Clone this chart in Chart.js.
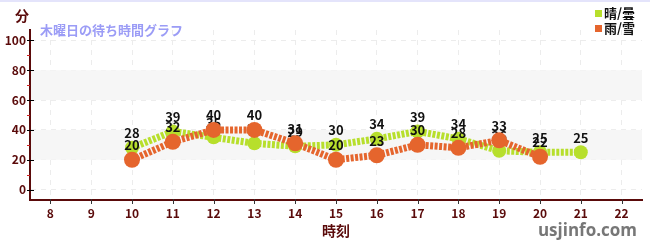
<!DOCTYPE html>
<html>
<head>
<meta charset="utf-8">
<script src="https://cdn.jsdelivr.net/npm/chart.js@4/dist/chart.umd.min.js"></script>
<style>
  body { margin: 0; background: #fff; }
  #wrap { width: 650px; height: 250px; }
</style>
</head>
<body>
<div id="wrap"><canvas id="myChart" width="650" height="250"></canvas></div>
<script>
// hours on the x axis
var hours = ['8', '9', '10', '11', '12', '13', '14', '15', '16', '17', '18', '19', '20', '21', '22']
// wait times (minutes), null where no data
var sunny = [null, null, 28, 39, 35, 31, 29, 30, 34, 39, 34, 26, 25, 25, null]
var rainy = [null, null, 20, 32, 40, 40, 31, 20, 23, 30, 28, 33, 22, null, null]
var yTicks = [0, 20, 40, 60, 80, 100]
var minorTicks = [10, 30, 50, 70, 90]
var bands = [[20, 40], [60, 80]]

var green = '#b7df2c'
var orange = '#e5652d'
var dark = '#5a0a0a'
var jp = '"Noto Sans CJK JP", "Noto Sans", sans-serif'

// extra drawing: bands, ticks, labels, titles
var decor = {
  id: 'decor',
  beforeDatasetsDraw: function (chart) {
    var c = chart.ctx
    var a = chart.chartArea
    var y = chart.scales.y
    c.save()
    c.fillStyle = '#f6f6f6'
    bands.forEach(function (b) {
      var y1 = y.getPixelForValue(b[1])
      var y0 = y.getPixelForValue(b[0])
      c.fillRect(a.left + 1, y1, a.right - a.left - 1, y0 - y1)
    })
    c.restore()
  },
  // value labels go right after their own dataset
  afterDatasetDraw: function (chart, args) {
    var c = chart.ctx
    var vals = chart.data.datasets[args.index].data
    c.save()
    c.font = 'bold 13px ' + jp
    c.fillStyle = '#111'
    c.textAlign = 'center'
    c.textBaseline = 'bottom'
    args.meta.data.forEach(function (pt, i) {
      if (vals[i] == null) return
      c.fillText(String(vals[i]), pt.x, pt.y - 8)
    })
    c.restore()
  },
  afterDraw: function (chart) {
    var c = chart.ctx
    var a = chart.chartArea
    var x = chart.scales.x
    var y = chart.scales.y
    c.save()
    // top border
    c.strokeStyle = '#e4e4fb'
    c.lineWidth = 2
    c.beginPath(); c.moveTo(0, 1); c.lineTo(650, 1); c.stroke()
    // y ticks
    c.lineWidth = 1
    c.strokeStyle = '#000'
    yTicks.forEach(function (v) {
      var p = Math.round(y.getPixelForValue(v)) + 0.5
      c.beginPath(); c.moveTo(a.left - 3, p); c.lineTo(a.left + 4, p); c.stroke()
    })
    c.strokeStyle = '#d02020'
    minorTicks.forEach(function (v) {
      var p = Math.round(y.getPixelForValue(v)) + 0.5
      c.beginPath(); c.moveTo(a.left - 3, p); c.lineTo(a.left, p); c.stroke()
    })
    // x ticks
    c.strokeStyle = '#333'
    hours.forEach(function (h, i) {
      var p = Math.round(x.getPixelForValue(i)) + 0.5
      c.beginPath(); c.moveTo(p, a.bottom - 1); c.lineTo(p, a.bottom + 4); c.stroke()
    })
    // axis titles
    c.fillStyle = dark
    c.textAlign = 'center'
    c.font = 'bold 14px ' + jp
    c.textBaseline = 'middle'
    c.fillText('分', 22, 16)
    c.fillText('時刻', 336, 231)
    // chart title
    c.textAlign = 'left'
    c.font = 'bold 13px ' + jp
    c.fillStyle = '#9b9cf6'
    c.fillText('木曜日の待ち時間グラフ', 40, 30)
    // legend
    c.font = 'bold 13px ' + jp
    c.fillStyle = green
    c.fillRect(595, 10, 7, 7)
    c.fillStyle = orange
    c.fillRect(595, 25, 7, 7)
    c.fillStyle = '#111'
    c.fillText('晴/曇', 604, 13)
    c.fillText('雨/雪', 604, 28)
    // watermark
    c.textAlign = 'right'
    c.font = 'bold 17px "Open Sans", "DejaVu Sans", sans-serif'
    c.fillStyle = '#777'
    c.fillText('usjinfo.com', 637, 231)
    c.restore()
  }
}

var ctx = document.getElementById('myChart')
/* eslint-disable no-unused-vars, no-undef */
var myChart = new Chart(ctx, {
  type: 'line',
  data: {
    labels: hours,
    datasets: [{
      label: '晴/曇',
      data: sunny,
      order: 1,
      borderColor: green,
      backgroundColor: green,
      borderWidth: 7,
      borderDash: [3, 1.5],
      borderCapStyle: 'butt',
      pointRadius: 7,
      pointHoverRadius: 7,
      pointBorderWidth: 0,
      tension: 0,
      spanGaps: false
    }, {
      label: '雨/雪',
      data: rainy,
      order: 0,
      borderColor: orange,
      backgroundColor: orange,
      borderWidth: 7,
      borderDash: [3, 1.5],
      borderCapStyle: 'butt',
      pointRadius: 8,
      pointHoverRadius: 8,
      pointBorderWidth: 0,
      tension: 0,
      spanGaps: false
    }]
  },
  options: {
    responsive: false,
    animation: false,
    layout: { padding: { top: 30, right: 8, left: 0, bottom: 0 } },
    plugins: { legend: { display: false }, tooltip: { enabled: false } },
    scales: {
      x: {
        type: 'category',
        offset: true,
        afterFit: function (s) { s.height = 50 },
        grid: { offset: false, color: '#ececec', drawTicks: false, tickLength: 0 },
        border: { display: true, color: dark, width: 2, dash: [5, 5] },
        ticks: { color: dark, padding: 6, font: { family: jp, size: 12, weight: 'bold' } }
      },
      y: {
        min: -7,
        max: 107,
        afterFit: function (s) { s.width = 30 },
        grid: { color: '#ececec', drawTicks: false, tickLength: 0 },
        border: { display: true, color: dark, width: 2, dash: [5, 5] },
        ticks: {
          stepSize: 20,
          includeBounds: false,
          color: dark,
          padding: 4,
          font: { family: jp, size: 12, weight: 'bold' }
        }
      }
    }
  },
  plugins: [decor]
})
</script>
</body>
</html>
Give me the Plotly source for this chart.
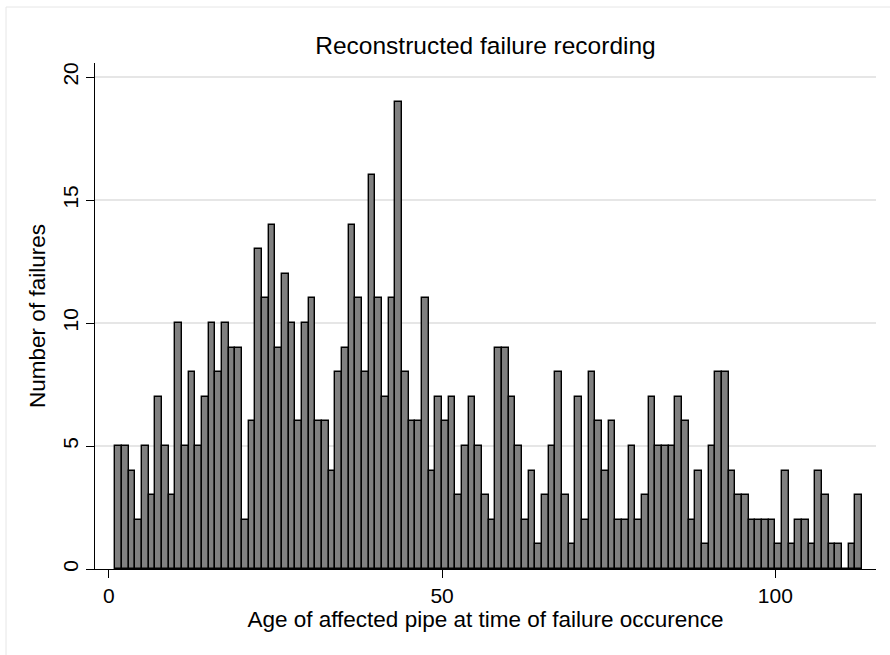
import plotly.graph_objects as go

# Failures per year of pipe age (age in years, 1..112)
ages = list(range(1, 113))
failures = [
    5, 5, 4, 2, 5, 3, 7, 5, 3, 10,
    5, 8, 5, 7, 10, 8, 10, 9, 9, 2,
    6, 13, 11, 14, 9, 12, 10, 6, 10, 11,
    6, 6, 4, 8, 9, 14, 11, 8, 16, 11,
    7, 11, 19, 8, 6, 6, 11, 4, 7, 6,
    7, 3, 5, 7, 5, 3, 2, 9, 9, 7,
    5, 2, 4, 1, 3, 5, 8, 3, 1, 7,
    2, 8, 6, 4, 6, 2, 2, 5, 2, 3,
    7, 5, 5, 5, 7, 6, 2, 4, 1, 5,
    8, 8, 4, 3, 3, 2, 2, 2, 2, 1,
    4, 1, 2, 2, 1, 4, 3, 1, 1, 0,
    1, 3,
]
x_ticks = [0, 50, 100]
y_ticks = [0, 5, 10, 15, 20]

FONT = "Liberation Sans, Arial, sans-serif"

fig = go.Figure(
    go.Bar(
        x=ages,
        y=failures,
        width=1,
        offset=0,
        marker=dict(color="#808080", line=dict(color="#000000", width=1.4)),
        hoverinfo="x+y",
    )
)

fig.update_layout(
    width=890,
    height=655,
    margin=dict(l=95, r=14, t=63, b=86),
    paper_bgcolor="white",
    plot_bgcolor="white",
    showlegend=False,
    bargap=0,
    font=dict(family=FONT, size=21, color="#000000"),
    title=dict(
        text="Reconstructed failure recording",
        x=0.5,
        xref="paper",
        y=1 - 45 / 655,
        yref="container",
        xanchor="center",
        yanchor="middle",
        font=dict(family=FONT, size=24.5, color="#000000"),
    ),
    shapes=[
        dict(
            type="rect",
            xref="paper",
            yref="paper",
            x0=(6 - 95) / 781,
            x1=(900 - 95) / 781,
            y0=-0.25,
            y1=(569 - 7) / 506,
            line=dict(color="#e6e6e6", width=1),
            fillcolor="rgba(0,0,0,0)",
            layer="below",
        )
    ],
)

fig.update_xaxes(
    range=[-2.07, 115.1],
    tickvals=x_ticks,
    ticktext=[str(v) for v in x_ticks],
    ticks="outside",
    ticklen=8,
    tickwidth=1,
    tickcolor="#000000",
    showline=True,
    linecolor="#000000",
    linewidth=1,
    showgrid=False,
    zeroline=False,
    tickfont=dict(family=FONT, size=21),
    title=dict(
        text="Age of affected pipe at time of failure occurence",
        font=dict(family=FONT, size=22.5),
        standoff=3,
    ),
)

fig.update_yaxes(
    range=[0, 20.57],
    tickvals=y_ticks,
    ticktext=[str(v) for v in y_ticks],
    tickangle=-90,
    ticks="outside",
    ticklen=8,
    tickwidth=1,
    tickcolor="#000000",
    showline=True,
    linecolor="#000000",
    linewidth=1,
    showgrid=True,
    gridcolor="#e6e6e6",
    gridwidth=1.5,
    zeroline=False,
    tickfont=dict(family=FONT, size=21),
    title=dict(
        text="Number of failures",
        font=dict(family=FONT, size=22.5),
        standoff=6,
    ),
)

fig.write_html("out.html")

--

:: Work instructions ::
Restate, line by line and word for word, everything from the top of the material through the line that contains "var bands = [[20, 40], [60, 80]]". Leave pictures out.

:: Exercise result ::
Clone this chart in Chart.js.
<!DOCTYPE html>
<html>
<head>
<meta charset="utf-8">
<script src="https://cdn.jsdelivr.net/npm/chart.js@4/dist/chart.umd.min.js"></script>
<style>
  body { margin: 0; background: #fff; }
  #wrap { width: 650px; height: 250px; }
</style>
</head>
<body>
<div id="wrap"><canvas id="myChart" width="650" height="250"></canvas></div>
<script>
// hours on the x axis
var hours = ['8', '9', '10', '11', '12', '13', '14', '15', '16', '17', '18', '19', '20', '21', '22']
// wait times (minutes), null where no data
var sunny = [null, null, 28, 39, 35, 31, 29, 30, 34, 39, 34, 26, 25, 25, null]
var rainy = [null, null, 20, 32, 40, 40, 31, 20, 23, 30, 28, 33, 22, null, null]
var yTicks = [0, 20, 40, 60, 80, 100]
var minorTicks = [10, 30, 50, 70, 90]
var bands = [[20, 40], [60, 80]]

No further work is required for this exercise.